**Given exercise:**
Retype all of the listing exactly, passing over any picture you find.
[start of Provided data]
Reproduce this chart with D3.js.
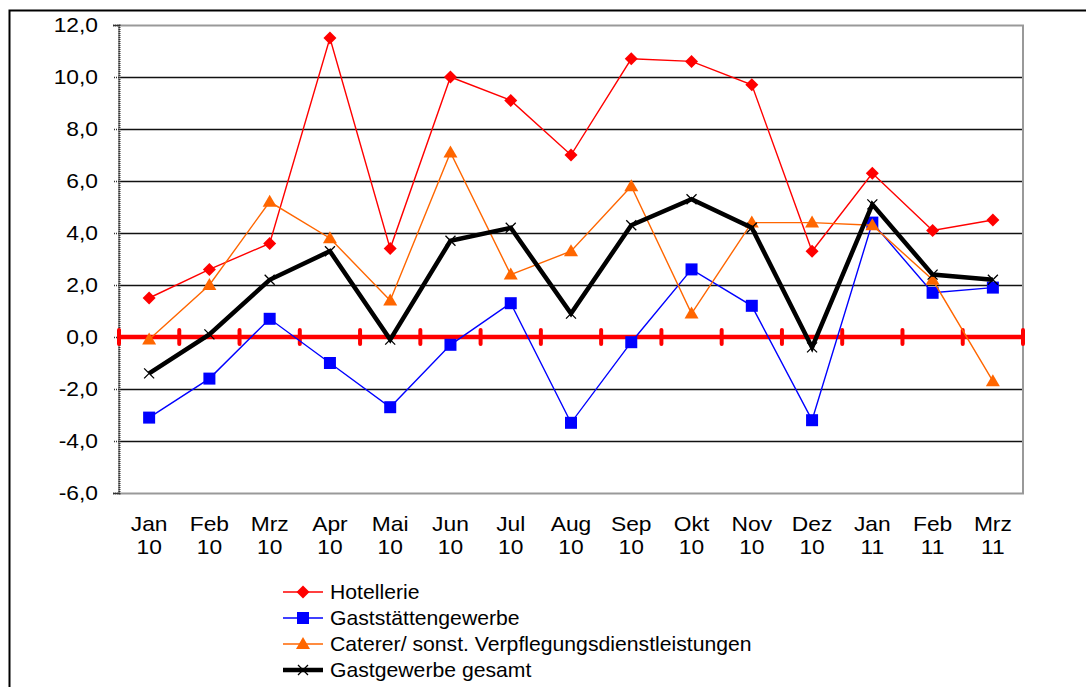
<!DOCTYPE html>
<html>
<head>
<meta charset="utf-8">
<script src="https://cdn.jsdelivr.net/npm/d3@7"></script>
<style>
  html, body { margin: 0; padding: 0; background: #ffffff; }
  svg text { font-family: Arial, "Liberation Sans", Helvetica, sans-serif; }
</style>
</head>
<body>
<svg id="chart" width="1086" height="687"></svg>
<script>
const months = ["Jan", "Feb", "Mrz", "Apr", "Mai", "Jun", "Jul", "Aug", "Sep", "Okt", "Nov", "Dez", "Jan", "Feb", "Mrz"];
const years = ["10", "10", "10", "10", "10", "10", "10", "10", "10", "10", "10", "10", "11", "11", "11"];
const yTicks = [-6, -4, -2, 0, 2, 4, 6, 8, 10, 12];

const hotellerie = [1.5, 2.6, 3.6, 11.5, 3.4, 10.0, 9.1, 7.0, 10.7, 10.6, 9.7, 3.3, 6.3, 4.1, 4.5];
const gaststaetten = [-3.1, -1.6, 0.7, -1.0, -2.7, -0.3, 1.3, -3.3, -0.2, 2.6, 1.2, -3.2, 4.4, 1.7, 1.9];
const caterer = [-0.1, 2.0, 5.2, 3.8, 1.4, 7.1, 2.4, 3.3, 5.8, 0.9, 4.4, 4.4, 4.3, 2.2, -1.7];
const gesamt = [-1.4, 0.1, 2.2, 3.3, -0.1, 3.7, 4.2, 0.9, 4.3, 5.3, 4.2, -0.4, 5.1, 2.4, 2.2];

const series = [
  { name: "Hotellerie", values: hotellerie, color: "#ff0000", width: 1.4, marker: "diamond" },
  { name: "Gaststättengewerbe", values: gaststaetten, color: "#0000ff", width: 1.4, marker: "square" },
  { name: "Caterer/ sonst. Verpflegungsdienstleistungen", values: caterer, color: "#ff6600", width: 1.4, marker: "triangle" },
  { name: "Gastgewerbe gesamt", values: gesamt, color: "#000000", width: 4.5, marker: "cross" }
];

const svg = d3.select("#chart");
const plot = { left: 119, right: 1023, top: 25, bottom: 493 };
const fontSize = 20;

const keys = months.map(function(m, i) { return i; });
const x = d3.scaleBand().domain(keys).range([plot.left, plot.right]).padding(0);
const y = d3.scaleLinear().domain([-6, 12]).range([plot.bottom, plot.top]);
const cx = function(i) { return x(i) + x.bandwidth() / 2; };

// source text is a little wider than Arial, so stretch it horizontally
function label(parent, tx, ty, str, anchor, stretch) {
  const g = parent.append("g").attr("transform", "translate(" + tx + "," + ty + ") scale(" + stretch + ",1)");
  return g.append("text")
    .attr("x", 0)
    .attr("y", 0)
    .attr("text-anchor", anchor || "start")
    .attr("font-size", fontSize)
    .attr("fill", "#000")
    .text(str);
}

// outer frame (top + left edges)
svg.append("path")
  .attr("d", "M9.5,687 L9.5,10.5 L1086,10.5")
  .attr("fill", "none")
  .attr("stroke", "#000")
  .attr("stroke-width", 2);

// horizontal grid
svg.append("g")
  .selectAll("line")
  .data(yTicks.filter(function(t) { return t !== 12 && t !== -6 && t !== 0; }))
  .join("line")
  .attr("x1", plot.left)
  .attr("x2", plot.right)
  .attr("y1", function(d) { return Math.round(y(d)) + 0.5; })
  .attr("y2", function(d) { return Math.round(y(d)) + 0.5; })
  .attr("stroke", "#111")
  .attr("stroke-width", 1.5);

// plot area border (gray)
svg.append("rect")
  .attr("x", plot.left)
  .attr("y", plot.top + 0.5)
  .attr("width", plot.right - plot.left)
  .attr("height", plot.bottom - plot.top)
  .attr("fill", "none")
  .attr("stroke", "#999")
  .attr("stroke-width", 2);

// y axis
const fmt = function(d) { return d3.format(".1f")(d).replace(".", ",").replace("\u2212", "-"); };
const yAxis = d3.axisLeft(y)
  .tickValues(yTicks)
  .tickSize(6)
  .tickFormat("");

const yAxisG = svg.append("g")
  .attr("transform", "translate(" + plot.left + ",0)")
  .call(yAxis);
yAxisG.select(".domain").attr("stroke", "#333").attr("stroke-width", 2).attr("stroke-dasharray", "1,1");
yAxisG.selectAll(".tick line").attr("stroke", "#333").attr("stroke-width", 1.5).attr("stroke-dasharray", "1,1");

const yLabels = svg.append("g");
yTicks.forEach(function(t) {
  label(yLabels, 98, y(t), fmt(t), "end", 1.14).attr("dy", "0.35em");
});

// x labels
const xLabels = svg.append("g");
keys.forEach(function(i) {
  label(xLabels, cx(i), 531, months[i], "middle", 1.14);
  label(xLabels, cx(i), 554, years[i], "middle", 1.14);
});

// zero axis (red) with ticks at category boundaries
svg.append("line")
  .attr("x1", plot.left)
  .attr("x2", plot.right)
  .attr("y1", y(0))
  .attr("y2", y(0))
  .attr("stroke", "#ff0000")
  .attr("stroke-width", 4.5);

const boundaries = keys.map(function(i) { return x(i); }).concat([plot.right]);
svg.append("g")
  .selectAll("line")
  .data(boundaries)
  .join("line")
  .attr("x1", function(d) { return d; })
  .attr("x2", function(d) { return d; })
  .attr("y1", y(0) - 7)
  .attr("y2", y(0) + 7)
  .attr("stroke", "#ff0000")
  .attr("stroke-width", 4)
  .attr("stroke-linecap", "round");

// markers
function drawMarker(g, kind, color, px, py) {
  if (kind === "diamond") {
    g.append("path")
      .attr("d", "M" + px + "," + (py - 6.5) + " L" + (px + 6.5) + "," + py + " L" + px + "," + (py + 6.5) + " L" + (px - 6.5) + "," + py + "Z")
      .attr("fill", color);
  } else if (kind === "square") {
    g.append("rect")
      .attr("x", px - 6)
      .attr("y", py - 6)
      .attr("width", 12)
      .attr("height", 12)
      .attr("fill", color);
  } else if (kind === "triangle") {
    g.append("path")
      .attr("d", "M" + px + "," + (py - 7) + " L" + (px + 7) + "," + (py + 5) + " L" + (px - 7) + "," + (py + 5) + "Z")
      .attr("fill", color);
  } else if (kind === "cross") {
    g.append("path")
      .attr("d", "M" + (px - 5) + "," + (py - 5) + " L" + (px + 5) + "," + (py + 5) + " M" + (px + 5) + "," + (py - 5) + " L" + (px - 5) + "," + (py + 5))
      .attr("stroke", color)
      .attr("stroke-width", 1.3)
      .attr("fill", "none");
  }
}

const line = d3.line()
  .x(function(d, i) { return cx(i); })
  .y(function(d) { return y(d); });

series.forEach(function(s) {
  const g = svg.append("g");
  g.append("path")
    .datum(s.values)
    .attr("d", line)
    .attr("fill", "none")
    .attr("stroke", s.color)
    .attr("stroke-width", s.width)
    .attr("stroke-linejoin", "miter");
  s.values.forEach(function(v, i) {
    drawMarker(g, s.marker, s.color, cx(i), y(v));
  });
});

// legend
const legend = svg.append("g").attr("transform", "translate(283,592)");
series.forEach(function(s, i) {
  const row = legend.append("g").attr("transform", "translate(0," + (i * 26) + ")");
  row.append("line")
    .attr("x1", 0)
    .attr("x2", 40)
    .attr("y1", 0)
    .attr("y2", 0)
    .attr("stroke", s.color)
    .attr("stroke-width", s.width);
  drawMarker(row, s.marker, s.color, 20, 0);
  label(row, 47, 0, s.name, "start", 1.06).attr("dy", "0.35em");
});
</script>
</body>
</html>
[end of Provided data]
**The response:**
Reproduce this chart with D3.js.
<!DOCTYPE html>
<html>
<head>
<meta charset="utf-8">
<script src="https://cdn.jsdelivr.net/npm/d3@7"></script>
<style>
  html, body { margin: 0; padding: 0; background: #ffffff; }
  svg text { font-family: Arial, "Liberation Sans", Helvetica, sans-serif; }
</style>
</head>
<body>
<svg id="chart" width="1086" height="687"></svg>
<script>
const months = ["Jan", "Feb", "Mrz", "Apr", "Mai", "Jun", "Jul", "Aug", "Sep", "Okt", "Nov", "Dez", "Jan", "Feb", "Mrz"];
const years = ["10", "10", "10", "10", "10", "10", "10", "10", "10", "10", "10", "10", "11", "11", "11"];
const yTicks = [-6, -4, -2, 0, 2, 4, 6, 8, 10, 12];

const hotellerie = [1.5, 2.6, 3.6, 11.5, 3.4, 10.0, 9.1, 7.0, 10.7, 10.6, 9.7, 3.3, 6.3, 4.1, 4.5];
const gaststaetten = [-3.1, -1.6, 0.7, -1.0, -2.7, -0.3, 1.3, -3.3, -0.2, 2.6, 1.2, -3.2, 4.4, 1.7, 1.9];
const caterer = [-0.1, 2.0, 5.2, 3.8, 1.4, 7.1, 2.4, 3.3, 5.8, 0.9, 4.4, 4.4, 4.3, 2.2, -1.7];
const gesamt = [-1.4, 0.1, 2.2, 3.3, -0.1, 3.7, 4.2, 0.9, 4.3, 5.3, 4.2, -0.4, 5.1, 2.4, 2.2];

const series = [
  { name: "Hotellerie", values: hotellerie, color: "#ff0000", width: 1.4, marker: "diamond" },
  { name: "Gaststättengewerbe", values: gaststaetten, color: "#0000ff", width: 1.4, marker: "square" },
  { name: "Caterer/ sonst. Verpflegungsdienstleistungen", values: caterer, color: "#ff6600", width: 1.4, marker: "triangle" },
  { name: "Gastgewerbe gesamt", values: gesamt, color: "#000000", width: 4.5, marker: "cross" }
];

const svg = d3.select("#chart");
const plot = { left: 119, right: 1023, top: 25, bottom: 493 };
const fontSize = 20;

const keys = months.map(function(m, i) { return i; });
const x = d3.scaleBand().domain(keys).range([plot.left, plot.right]).padding(0);
const y = d3.scaleLinear().domain([-6, 12]).range([plot.bottom, plot.top]);
const cx = function(i) { return x(i) + x.bandwidth() / 2; };

// source text is a little wider than Arial, so stretch it horizontally
function label(parent, tx, ty, str, anchor, stretch) {
  const g = parent.append("g").attr("transform", "translate(" + tx + "," + ty + ") scale(" + stretch + ",1)");
  return g.append("text")
    .attr("x", 0)
    .attr("y", 0)
    .attr("text-anchor", anchor || "start")
    .attr("font-size", fontSize)
    .attr("fill", "#000")
    .text(str);
}

// outer frame (top + left edges)
svg.append("path")
  .attr("d", "M9.5,687 L9.5,10.5 L1086,10.5")
  .attr("fill", "none")
  .attr("stroke", "#000")
  .attr("stroke-width", 2);

// horizontal grid
svg.append("g")
  .selectAll("line")
  .data(yTicks.filter(function(t) { return t !== 12 && t !== -6 && t !== 0; }))
  .join("line")
  .attr("x1", plot.left)
  .attr("x2", plot.right)
  .attr("y1", function(d) { return Math.round(y(d)) + 0.5; })
  .attr("y2", function(d) { return Math.round(y(d)) + 0.5; })
  .attr("stroke", "#111")
  .attr("stroke-width", 1.5);

// plot area border (gray)
svg.append("rect")
  .attr("x", plot.left)
  .attr("y", plot.top + 0.5)
  .attr("width", plot.right - plot.left)
  .attr("height", plot.bottom - plot.top)
  .attr("fill", "none")
  .attr("stroke", "#999")
  .attr("stroke-width", 2);

// y axis
const fmt = function(d) { return d3.format(".1f")(d).replace(".", ",").replace("\u2212", "-"); };
const yAxis = d3.axisLeft(y)
  .tickValues(yTicks)
  .tickSize(6)
  .tickFormat("");

const yAxisG = svg.append("g")
  .attr("transform", "translate(" + plot.left + ",0)")
  .call(yAxis);
yAxisG.select(".domain").attr("stroke", "#333").attr("stroke-width", 2).attr("stroke-dasharray", "1,1");
yAxisG.selectAll(".tick line").attr("stroke", "#333").attr("stroke-width", 1.5).attr("stroke-dasharray", "1,1");

const yLabels = svg.append("g");
yTicks.forEach(function(t) {
  label(yLabels, 98, y(t), fmt(t), "end", 1.14).attr("dy", "0.35em");
});

// x labels
const xLabels = svg.append("g");
keys.forEach(function(i) {
  label(xLabels, cx(i), 531, months[i], "middle", 1.14);
  label(xLabels, cx(i), 554, years[i], "middle", 1.14);
});

// zero axis (red) with ticks at category boundaries
svg.append("line")
  .attr("x1", plot.left)
  .attr("x2", plot.right)
  .attr("y1", y(0))
  .attr("y2", y(0))
  .attr("stroke", "#ff0000")
  .attr("stroke-width", 4.5);

const boundaries = keys.map(function(i) { return x(i); }).concat([plot.right]);
svg.append("g")
  .selectAll("line")
  .data(boundaries)
  .join("line")
  .attr("x1", function(d) { return d; })
  .attr("x2", function(d) { return d; })
  .attr("y1", y(0) - 7)
  .attr("y2", y(0) + 7)
  .attr("stroke", "#ff0000")
  .attr("stroke-width", 4)
  .attr("stroke-linecap", "round");

// markers
function drawMarker(g, kind, color, px, py) {
  if (kind === "diamond") {
    g.append("path")
      .attr("d", "M" + px + "," + (py - 6.5) + " L" + (px + 6.5) + "," + py + " L" + px + "," + (py + 6.5) + " L" + (px - 6.5) + "," + py + "Z")
      .attr("fill", color);
  } else if (kind === "square") {
    g.append("rect")
      .attr("x", px - 6)
      .attr("y", py - 6)
      .attr("width", 12)
      .attr("height", 12)
      .attr("fill", color);
  } else if (kind === "triangle") {
    g.append("path")
      .attr("d", "M" + px + "," + (py - 7) + " L" + (px + 7) + "," + (py + 5) + " L" + (px - 7) + "," + (py + 5) + "Z")
      .attr("fill", color);
  } else if (kind === "cross") {
    g.append("path")
      .attr("d", "M" + (px - 5) + "," + (py - 5) + " L" + (px + 5) + "," + (py + 5) + " M" + (px + 5) + "," + (py - 5) + " L" + (px - 5) + "," + (py + 5))
      .attr("stroke", color)
      .attr("stroke-width", 1.3)
      .attr("fill", "none");
  }
}

const line = d3.line()
  .x(function(d, i) { return cx(i); })
  .y(function(d) { return y(d); });

series.forEach(function(s) {
  const g = svg.append("g");
  g.append("path")
    .datum(s.values)
    .attr("d", line)
    .attr("fill", "none")
    .attr("stroke", s.color)
    .attr("stroke-width", s.width)
    .attr("stroke-linejoin", "miter");
  s.values.forEach(function(v, i) {
    drawMarker(g, s.marker, s.color, cx(i), y(v));
  });
});

// legend
const legend = svg.append("g").attr("transform", "translate(283,592)");
series.forEach(function(s, i) {
  const row = legend.append("g").attr("transform", "translate(0," + (i * 26) + ")");
  row.append("line")
    .attr("x1", 0)
    .attr("x2", 40)
    .attr("y1", 0)
    .attr("y2", 0)
    .attr("stroke", s.color)
    .attr("stroke-width", s.width);
  drawMarker(row, s.marker, s.color, 20, 0);
  label(row, 47, 0, s.name, "start", 1.06).attr("dy", "0.35em");
});
</script>
</body>
</html>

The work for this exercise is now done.